Un testo che assomiglia a un lascito, al testamento vacante, acre, di una donna che fa i conti con i temi cardinali della sua esistenza: il talento, il successo, la scrittura, i rapporti di forza nel teatro sociale (in particolare quelli del mondo dell’arte e dell’editoria), le brutture della cultura pop in cui siamo immersi, e poi l’amore, il sesso, la maternità. Su tutto si stende uno sguardo disilluso ma mai disperato, sempre pronto allo scatto ironico e spiazzante.

Caustici i brani dedicati al mondo dell’editoria. I tanti riferimenti al “libro scabroso… libro rivelazione” (p. 8), alla “editoria tendente al premio” (p. 15), al tale “ben inserito negli ambienti romani” (p. 11). Al palcoscenico patetico degli scrittori che “leggono le loro auree merdoline in pubblichino, con le musichine di sottofondo, e sono tutti amici. Chi suona, chi leggiucchia, chi si sbaciucchia, soft, piacevolezze. Amenità” (p. 16). Esponenti di una letteratura ammiccante, istrionica: “Tutto voce, lui. Chi lo dice, sa di esserlo. Maschi. Meravigliosi scrittori tremebondi. Sono aggressivi. Tutti, anche quelli tutti voce, ti danno di quelle evitate per farsi largo loro, di quelle spallate, per spiccare loro. Anche i gigli assolati del grande candore che arde, come Tonon, che non hanno idea di dove siano i personaggi neanche loro. Cosa tramino. O ma dov’è la voce lo sanno, è dove ciucciavano il seno. In bocca ce l’hanno la voce. Ciucciano” (p. 25).

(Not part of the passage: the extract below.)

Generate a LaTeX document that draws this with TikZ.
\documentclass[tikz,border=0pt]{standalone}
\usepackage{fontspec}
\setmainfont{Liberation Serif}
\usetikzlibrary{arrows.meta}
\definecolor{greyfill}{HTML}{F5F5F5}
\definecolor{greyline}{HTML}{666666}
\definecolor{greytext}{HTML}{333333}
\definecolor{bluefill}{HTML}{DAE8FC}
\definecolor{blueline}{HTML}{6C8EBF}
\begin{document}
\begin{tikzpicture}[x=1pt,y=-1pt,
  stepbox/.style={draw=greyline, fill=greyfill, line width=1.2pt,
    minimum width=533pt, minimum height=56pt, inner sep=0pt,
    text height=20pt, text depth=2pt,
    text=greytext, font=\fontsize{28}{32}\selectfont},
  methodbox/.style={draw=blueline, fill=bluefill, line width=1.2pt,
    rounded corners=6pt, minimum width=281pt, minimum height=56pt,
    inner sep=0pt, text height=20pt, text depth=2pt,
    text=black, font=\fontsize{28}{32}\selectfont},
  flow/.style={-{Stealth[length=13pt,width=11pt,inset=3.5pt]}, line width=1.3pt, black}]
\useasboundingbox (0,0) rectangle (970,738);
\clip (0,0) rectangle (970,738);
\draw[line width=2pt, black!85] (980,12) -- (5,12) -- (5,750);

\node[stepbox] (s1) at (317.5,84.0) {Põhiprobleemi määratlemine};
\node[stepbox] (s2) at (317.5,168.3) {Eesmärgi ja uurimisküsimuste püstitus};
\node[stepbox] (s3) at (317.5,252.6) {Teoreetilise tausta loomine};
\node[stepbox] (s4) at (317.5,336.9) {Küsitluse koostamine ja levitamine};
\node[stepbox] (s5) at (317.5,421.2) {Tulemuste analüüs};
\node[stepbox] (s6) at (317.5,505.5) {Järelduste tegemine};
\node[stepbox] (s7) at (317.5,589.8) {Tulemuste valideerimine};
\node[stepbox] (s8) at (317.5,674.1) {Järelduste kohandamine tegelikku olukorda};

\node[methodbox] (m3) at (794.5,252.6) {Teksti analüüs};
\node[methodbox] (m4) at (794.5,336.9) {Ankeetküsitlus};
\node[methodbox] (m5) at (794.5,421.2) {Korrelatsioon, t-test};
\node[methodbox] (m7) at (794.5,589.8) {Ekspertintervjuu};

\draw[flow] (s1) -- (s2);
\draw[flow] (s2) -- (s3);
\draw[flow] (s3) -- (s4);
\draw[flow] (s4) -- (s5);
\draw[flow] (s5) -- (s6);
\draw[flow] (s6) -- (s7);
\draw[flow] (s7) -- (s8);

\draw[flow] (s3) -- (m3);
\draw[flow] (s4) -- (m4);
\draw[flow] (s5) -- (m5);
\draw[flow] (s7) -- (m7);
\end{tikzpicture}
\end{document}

E ci sono l’amore, i rapporti fra maschi e femmine, la sessualità. A smontarne la versione grottesca fornita dalle star televisive e del web (“quella piccola scrittrice erotica, quel chihuahua del Delta di Venere […] e i suoi diari erotici”, p. 69), con i loro corpi ridotti a merce e i loro istinti psicoanalizzati (“Nella psicologia dinamica […] è come liofilizzato, asciutto, e non sporca neanche [il sesso, ndr]. Lo inali in aerosol. Antibiotico. O balsamico. Omeopatico. O antistaminico”, p. 60). C’è il racconto, duro, della violenza subita da un altro scrittore dopo un rifiuto (p. 102-103).

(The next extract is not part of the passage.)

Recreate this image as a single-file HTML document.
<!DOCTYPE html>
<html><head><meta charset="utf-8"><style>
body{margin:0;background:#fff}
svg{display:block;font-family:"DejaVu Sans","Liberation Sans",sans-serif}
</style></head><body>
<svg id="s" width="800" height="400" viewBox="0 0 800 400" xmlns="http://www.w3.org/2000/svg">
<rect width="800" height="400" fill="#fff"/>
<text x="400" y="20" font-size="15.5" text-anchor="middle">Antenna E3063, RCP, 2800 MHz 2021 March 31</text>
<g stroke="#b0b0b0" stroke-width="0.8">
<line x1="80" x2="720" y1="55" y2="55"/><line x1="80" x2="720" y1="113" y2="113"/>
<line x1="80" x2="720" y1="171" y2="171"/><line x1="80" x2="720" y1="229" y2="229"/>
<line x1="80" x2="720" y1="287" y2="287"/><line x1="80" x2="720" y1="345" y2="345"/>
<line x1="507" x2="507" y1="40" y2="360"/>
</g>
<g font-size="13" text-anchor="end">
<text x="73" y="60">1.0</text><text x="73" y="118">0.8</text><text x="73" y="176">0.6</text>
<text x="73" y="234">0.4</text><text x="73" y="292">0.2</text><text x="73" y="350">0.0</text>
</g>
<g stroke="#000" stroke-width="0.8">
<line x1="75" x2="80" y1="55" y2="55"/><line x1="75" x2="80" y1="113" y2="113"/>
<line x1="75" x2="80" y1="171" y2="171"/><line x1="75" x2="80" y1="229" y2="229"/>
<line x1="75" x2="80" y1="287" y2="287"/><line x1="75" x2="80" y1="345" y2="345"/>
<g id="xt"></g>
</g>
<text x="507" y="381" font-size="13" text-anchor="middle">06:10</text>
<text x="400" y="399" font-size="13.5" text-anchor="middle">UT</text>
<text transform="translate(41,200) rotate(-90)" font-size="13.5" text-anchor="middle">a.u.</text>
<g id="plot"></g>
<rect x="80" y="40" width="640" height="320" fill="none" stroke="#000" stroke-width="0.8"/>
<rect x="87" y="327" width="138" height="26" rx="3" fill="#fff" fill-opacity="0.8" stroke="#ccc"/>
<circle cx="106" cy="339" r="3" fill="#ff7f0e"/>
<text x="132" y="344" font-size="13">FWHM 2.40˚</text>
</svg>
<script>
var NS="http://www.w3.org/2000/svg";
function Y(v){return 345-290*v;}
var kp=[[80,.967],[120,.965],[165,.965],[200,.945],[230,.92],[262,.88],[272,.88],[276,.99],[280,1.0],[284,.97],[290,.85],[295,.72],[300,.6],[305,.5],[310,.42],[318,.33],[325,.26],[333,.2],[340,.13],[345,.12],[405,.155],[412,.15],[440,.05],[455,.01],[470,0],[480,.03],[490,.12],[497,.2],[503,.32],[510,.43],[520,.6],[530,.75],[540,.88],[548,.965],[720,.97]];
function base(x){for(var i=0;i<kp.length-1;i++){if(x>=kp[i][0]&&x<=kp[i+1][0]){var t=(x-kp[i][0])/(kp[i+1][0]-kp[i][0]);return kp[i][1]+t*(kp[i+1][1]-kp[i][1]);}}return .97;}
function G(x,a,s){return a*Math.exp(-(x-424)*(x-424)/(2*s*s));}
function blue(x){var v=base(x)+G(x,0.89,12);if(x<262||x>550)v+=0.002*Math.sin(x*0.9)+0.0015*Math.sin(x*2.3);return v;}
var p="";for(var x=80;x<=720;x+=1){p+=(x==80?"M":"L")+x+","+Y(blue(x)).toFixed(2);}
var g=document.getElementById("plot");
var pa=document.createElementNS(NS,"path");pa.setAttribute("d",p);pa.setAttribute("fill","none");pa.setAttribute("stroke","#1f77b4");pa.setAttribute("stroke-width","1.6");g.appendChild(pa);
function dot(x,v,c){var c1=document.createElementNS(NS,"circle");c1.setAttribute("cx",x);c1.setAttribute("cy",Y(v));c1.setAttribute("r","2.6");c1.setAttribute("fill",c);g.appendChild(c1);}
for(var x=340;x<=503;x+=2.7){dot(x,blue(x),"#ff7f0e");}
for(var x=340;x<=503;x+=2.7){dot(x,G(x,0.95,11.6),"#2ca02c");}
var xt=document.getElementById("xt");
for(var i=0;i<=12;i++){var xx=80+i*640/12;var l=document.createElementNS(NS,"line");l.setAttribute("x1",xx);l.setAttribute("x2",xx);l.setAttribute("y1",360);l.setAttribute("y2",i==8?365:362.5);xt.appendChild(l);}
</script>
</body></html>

Ma non c’è risentimento fine a sé stesso. Solo la consapevolezza di essere incapaci di flirtare col presente (“la frustrazione di non trovare pratoline in riva al mare, solo conchiglie. John, il rumore del mondo. I soloni concionanti nei festival culturali. Gli scrittori parlanti. I pensatori di grido. John, non ce l’ho fatta. E sai, la vera saggezza è starsene fuori dal mondo senza inacidire”, p. 97) ma, allo stesso tempo, di averne vissuto le esperienze più autentiche. Commuovente e lontano da ogni retorica, ad esempio, il passaggio dedicato al parto: “Ti nascono. Te ne nascono. «Lo so», sussurravo alla mia terza bambina appena me l’hanno messa tra le braccia. […] «Lo so». La baciavo. Glielo sussurravo. «Lo so». Solennità. Sei cruenta di esserci. […] Spondina mia, sono la tua riva timida che non si ritira. Che ti rimira. Mia rimirata, affetta da tutta la mia vita. Mia guarita, mia benarrivata” (p. 156).

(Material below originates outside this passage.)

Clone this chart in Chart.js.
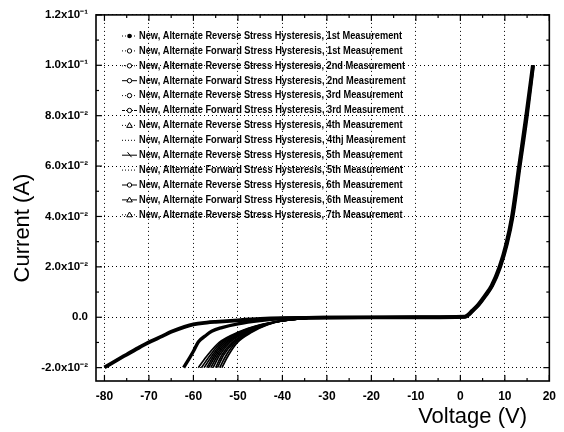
<!DOCTYPE html>
<html>
<head>
<meta charset="utf-8">
<script src="https://cdn.jsdelivr.net/npm/chart.js@4/dist/chart.umd.min.js"></script>
<style>
  body { margin: 0; background: #fff; }
  canvas { display: block; }
</style>
</head>
<body>
<canvas id="ivChart" width="564" height="432"></canvas>
<script>
// ------------------------- DATA -------------------------------------

var seriesNames = [
  "New, Alternate Reverse Stress Hysteresis, 1st Measurement",
  "New, Alternate Forward Stress Hysteresis, 1st Measurement",
  "New, Alternate Reverse Stress Hysteresis, 2nd Measurement",
  "New, Alternate Forward Stress Hysteresis, 2nd Measurement",
  "New, Alternate Reverse Stress Hysteresis, 3rd Measurement",
  "New, Alternate Forward Stress Hysteresis, 3rd Measurement",
  "New, Alternate Reverse Stress Hysteresis, 4th Measurement",
  "New, Alternate Forward Stress Hysteresis, 4thj Measurement",
  "New, Alternate Reverse Stress Hysteresis, 5th Measurement",
  "New, Alternate Forward Stress Hysteresis, 5th Measurement",
  "New, Alternate Reverse Stress Hysteresis, 6th Measurement",
  "New, Alternate Forward Stress Hysteresis, 6th Measurement",
  "New, Alternate Reverse Stress Hysteresis, 7th Measurement"
];

// forward conduction branch (V > 0), two slightly offset traces
var posVoltageA = [0, 1, 1.6, 2.6, 4, 5.5, 7, 8.8, 10.3, 11.6, 13.2, 14.8, 16.3];
var posVoltageB = [0, 1.2, 1.8, 2.8, 4.2, 5.7, 7.2, 9.0, 10.5, 11.8, 13.4, 15.0, 16.4];
var posCurrent  = [0, 0.0002, 0.0008, 0.0025, 0.005, 0.0085, 0.0125, 0.02, 0.029, 0.04, 0.06, 0.08, 0.1];

// flat part between the branches
var flatVoltage = [-20, -10];
var flatCurrent = [-0.00005, 0];

// reverse branch, 1st measurements
var rev1Voltage = [-80, -77, -75, -72, -70, -67, -65, -62, -60, -57, -55, -50, -45, -40, -35, -30];
var rev1Current = [-0.0199, -0.0168, -0.0148, -0.0118, -0.0099, -0.0075, -0.0058, -0.0038, -0.0028, -0.0021, -0.0018, -0.0012, -0.0007, -0.0004, -0.00025, -0.00015];
var fwd1Voltage = [-62.2, -61.1, -60, -58.9, -57.4, -55.9, -53.6, -50, -45, -40, -35, -30];
var fwd1Current = [-0.02, -0.0168, -0.0135, -0.0098, -0.0075, -0.0056, -0.0041, -0.0026, -0.0013, -0.0005, -0.0002, -0.0001];

// the fan of later measurements, voltages at shared current levels
var fanCurrent = [-0.02, -0.015, -0.01, -0.006, -0.003, -0.0014, -0.0005, -0.0001];
var fanVoltage = [
  [-58.9, -56.8, -54.2, -50.0, -45.0, -40.3, -35, -30],
  [-58.2, -56.2, -53.8, -49.7, -44.8, -40.2, -35, -30],
  [-57.6, -55.7, -53.4, -49.4, -44.6, -40.2, -35, -30],
  [-57.0, -55.3, -53.0, -49.0, -44.4, -40.1, -35, -30],
  [-56.6, -54.9, -52.6, -48.7, -44.3, -40.1, -35, -30],
  [-56.1, -54.5, -52.2, -48.4, -44.1, -40.0, -35, -30],
  [-55.6, -54.1, -51.8, -48.1, -44.0, -40.0, -35, -30],
  [-55.0, -53.6, -51.3, -47.8, -43.8, -40.0, -35, -30],
  [-54.6, -53.2, -50.9, -47.5, -43.6, -39.9, -35, -30],
  [-54.1, -52.6, -50.5, -47.2, -43.5, -39.9, -35, -30],
  [-53.6, -52.1, -50.1, -46.9, -43.3, -39.8, -34.9, -30]
];

// axes
var xTickValues = [-80, -70, -60, -50, -40, -30, -20, -10, 0, 10, 20];
var xMinorValues = [-75, -65, -55, -45, -35, -25, -15, -5, 5, 15];
var yTickValues = [-0.02, 0, 0.02, 0.04, 0.06, 0.08, 0.1, 0.12];
var yMinorValues = [-0.01, 0.01, 0.03, 0.05, 0.07, 0.09, 0.11];
var yTickText = ["-2.0x10\u207B\u00B2", "0.0", "2.0x10\u207B\u00B2", "4.0x10\u207B\u00B2",
                 "6.0x10\u207B\u00B2", "8.0x10\u207B\u00B2", "1.0x10\u207B\u00B9", "1.2x10\u207B\u00B9"];

// ------------------------- STYLE -------------------------------------

// legend sample: dotted / solid line and marker kind
var legendStyles = [
  { dash: [1, 2], mark: "dot" },
  { dash: [1, 2], mark: "circle" },
  { dash: [1, 2], mark: "circle" },
  { dash: [],     mark: "circle" },
  { dash: [1, 2], mark: "circle" },
  { dash: [3, 1], mark: "circle" },
  { dash: [1, 2], mark: "tri" },
  { dash: [1, 2], mark: "none" },
  { dash: [],     mark: "slash" },
  { dash: [1, 2], mark: "none" },
  { dash: [],     mark: "circle" },
  { dash: [],     mark: "tri" },
  { dash: [1, 2], mark: "tri" }
];

// ------------------------- BUILD -------------------------------------

function toPoints(vs, is) {
  return vs.map(function(v, i) { return { x: v, y: is[i] }; });
}

function buildSeries(negV, negI, posV) {
  return toPoints(negV, negI)
    .concat(toPoints(flatVoltage, flatCurrent))
    .concat(toPoints(posV, posCurrent).slice(1));
}

var datasets = seriesNames.map(function(name, i) {
  var pts, width;
  var posV = (i % 2 === 0) ? posVoltageA : posVoltageB;
  if (i === 0) {
    pts = buildSeries(rev1Voltage, rev1Current, posV);
    width = 3.8;
  } else if (i === 1) {
    pts = buildSeries(fwd1Voltage, fwd1Current, posV);
    width = 3.4;
  } else {
    pts = buildSeries(fanVoltage[i - 2], fanCurrent, posV);
    width = 1.7;
  }
  return {
    label: name,
    data: pts,
    borderColor: "#000",
    backgroundColor: "#000",
    borderWidth: width,
    pointRadius: 0,
    tension: 0.3,
    cubicInterpolationMode: "monotone",
    fill: false
  };
});

// ------------------------- PLUGINS -----------------------------------

function seg(ctx, x1, y1, x2, y2) {
  ctx.beginPath(); ctx.moveTo(x1, y1); ctx.lineTo(x2, y2); ctx.stroke();
}

var framePlugin = {
  id: "frame",
  afterDraw: function(chart) {
    var ctx = chart.ctx, a = chart.chartArea;
    var xs = chart.scales.x, ys = chart.scales.y;
    ctx.save();
    ctx.strokeStyle = "#000";
    ctx.setLineDash([]);
    ctx.lineWidth = 1.6;
    ctx.strokeRect(a.left, a.top, a.right - a.left, a.bottom - a.top);

    // inward ticks on all four sides
    ctx.lineWidth = 1.2;
    xTickValues.forEach(function(v) {
      var p = xs.getPixelForValue(v);
      seg(ctx, p, a.bottom, p, a.bottom - 6);
      seg(ctx, p, a.top, p, a.top + 6);
    });
    xMinorValues.forEach(function(v) {
      var p = xs.getPixelForValue(v);
      seg(ctx, p, a.bottom, p, a.bottom - 3);
      seg(ctx, p, a.top, p, a.top + 3);
    });
    yTickValues.forEach(function(v) {
      var p = ys.getPixelForValue(v);
      seg(ctx, a.left, p, a.left + 6, p);
      seg(ctx, a.right, p, a.right - 6, p);
    });
    yMinorValues.forEach(function(v) {
      var p = ys.getPixelForValue(v);
      seg(ctx, a.left, p, a.left + 3, p);
      seg(ctx, a.right, p, a.right - 3, p);
    });

    // axis titles
    ctx.fillStyle = "#000";
    ctx.font = "22px 'Liberation Sans', Arial, sans-serif";
    ctx.textBaseline = "middle";
    ctx.textAlign = "right";
    ctx.fillText("Voltage (V)", 527, 417);
    ctx.save();
    ctx.translate(23, 228);
    ctx.rotate(-Math.PI / 2);
    ctx.textAlign = "center";
    ctx.fillText("Current (A)", 0, 0);
    ctx.restore();
    ctx.restore();
  }
};

function drawMark(ctx, kind, x, y) {
  ctx.setLineDash([]);
  ctx.lineWidth = 1;
  if (kind === "dot") {
    ctx.beginPath(); ctx.arc(x, y, 2.3, 0, Math.PI * 2); ctx.fill();
  } else if (kind === "circle") {
    ctx.beginPath(); ctx.arc(x, y, 2.2, 0, Math.PI * 2);
    ctx.fillStyle = "#fff"; ctx.fill(); ctx.stroke(); ctx.fillStyle = "#000";
  } else if (kind === "tri") {
    ctx.beginPath(); ctx.moveTo(x, y - 2.8); ctx.lineTo(x + 2.8, y + 2); ctx.lineTo(x - 2.8, y + 2); ctx.closePath();
    ctx.fillStyle = "#fff"; ctx.fill(); ctx.stroke(); ctx.fillStyle = "#000";
  } else if (kind === "slash") {
    seg(ctx, x - 2, y - 3, x + 2, y + 2);
  }
}

var legendPlugin = {
  id: "insideLegend",
  afterDatasetsDraw: function(chart) {
    var ctx = chart.ctx;
    var x0 = 122, x1 = 137, textX = 139, y0 = 36, step = 14.9;
    ctx.save();
    ctx.font = "bold 10.5px 'Liberation Sans', Arial, sans-serif";
    ctx.textBaseline = "middle";
    ctx.textAlign = "left";
    var fit = Math.min(1, 263 / ctx.measureText(seriesNames[0]).width);
    chart.data.datasets.forEach(function(ds, i) {
      var y = y0 + i * step;
      var st = legendStyles[i];
      ctx.strokeStyle = "#000";
      ctx.fillStyle = "#000";
      ctx.lineWidth = 1;
      ctx.setLineDash(st.dash);
      seg(ctx, x0, y, x1, y);
      drawMark(ctx, st.mark, (x0 + x1) / 2, y);
      ctx.save();
      ctx.translate(textX, y);
      ctx.scale(fit, 1);
      ctx.fillText(ds.label, 0, 0);
      ctx.restore();
    });
    ctx.restore();
  }
};

// ------------------------- CHART -------------------------------------

var tickFont = { family: "'Liberation Sans', Arial, sans-serif", size: 11.5, weight: "bold" };

new Chart(document.getElementById("ivChart"), {
  type: "line",
  data: { datasets: datasets },
  options: {
    responsive: false,
    animation: false,
    devicePixelRatio: 1,
    layout: { padding: { top: 13, right: 12, left: 0, bottom: 0 } },
    plugins: { legend: { display: false }, tooltip: { enabled: false } },
    scales: {
      x: {
        type: "linear",
        min: -81.9,
        max: 20,
        afterBuildTicks: function(s) { s.ticks = xTickValues.map(function(v) { return { value: v }; }); },
        afterFit: function(s) { s.height = 51; },
        grid: { color: "#000", lineWidth: 1, drawTicks: false },
        border: { display: false, dash: [1, 3] },
        ticks: { color: "#000", font: { family: tickFont.family, size: 12, weight: "bold" }, padding: 8, maxRotation: 0,
                 callback: function(v) { return String(v); } }
      },
      y: {
        type: "linear",
        min: -0.0253,
        max: 0.12,
        afterBuildTicks: function(s) { s.ticks = yTickValues.map(function(v) { return { value: v }; }); },
        afterFit: function(s) { s.width = 96; },
        grid: { color: "#000", lineWidth: 1, drawTicks: false },
        border: { display: false, dash: [1, 3] },
        ticks: { color: "#000", font: tickFont, padding: 8,
                 callback: function(v) { return yTickText[yTickValues.indexOf(v)]; } }
      }
    }
  },
  plugins: [legendPlugin, framePlugin]
});
</script>
</body>
</html>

C’è la speranza di incontrare esseri umani degni di questo nome (“ma qua bisogna solo continuare a parlare con fiducia piena ai giganti che si sono chinati, che si sono avvicinati, e seduti vicini. Con i loro occhi crocifissi al cranio, due passioni cupe che si sono inchiodate ai miei occhi di legno […] C’è un Quijote trafitto di più di San Sebastiano che si impenna nel mio cuore e fa paura, e fa bontà”, p. 29) e assistere a sprazzi di innocenza nel mercimonio culturale (“Il mondo dell’arte è una fogna, lo dice anche il mio gigante. Ma come ti sei accorto anche tu […] vi circola una impareggiabile verginità che quando guizza è oro puro”, p. 27).

Un testo senza consolazione, a tratti respingente. Il monologo di una santa senza redenzione che, nonostante la sua postura polemica, volutamente impubblicabile, siamo grati sia venuto alla luce con tutta la sua fiducia antiletteraria nell’esistenza: “Voglio dimenticare tutto lo sterco intellettuale che ho appreso nella vita. Voglio azzerare, pulire, capire altrimenti, capire patendo. Quelle belle frasi, quei bei teatrini al teatro, lo sterco della recitazione dei palchi. […] Pensano bene di sé. Questa è la atrocità. Pensano sempre e solo bene di sé. Non si sentono mai umiliati. Mai finiti. Mostri infiniti. Sterco di verbi al sicuro, loro sì. Ma poi è giusto che la mancanza d’amore renda lucidi. Quasi quasi mi passa anche la paura di morire” (p. 136).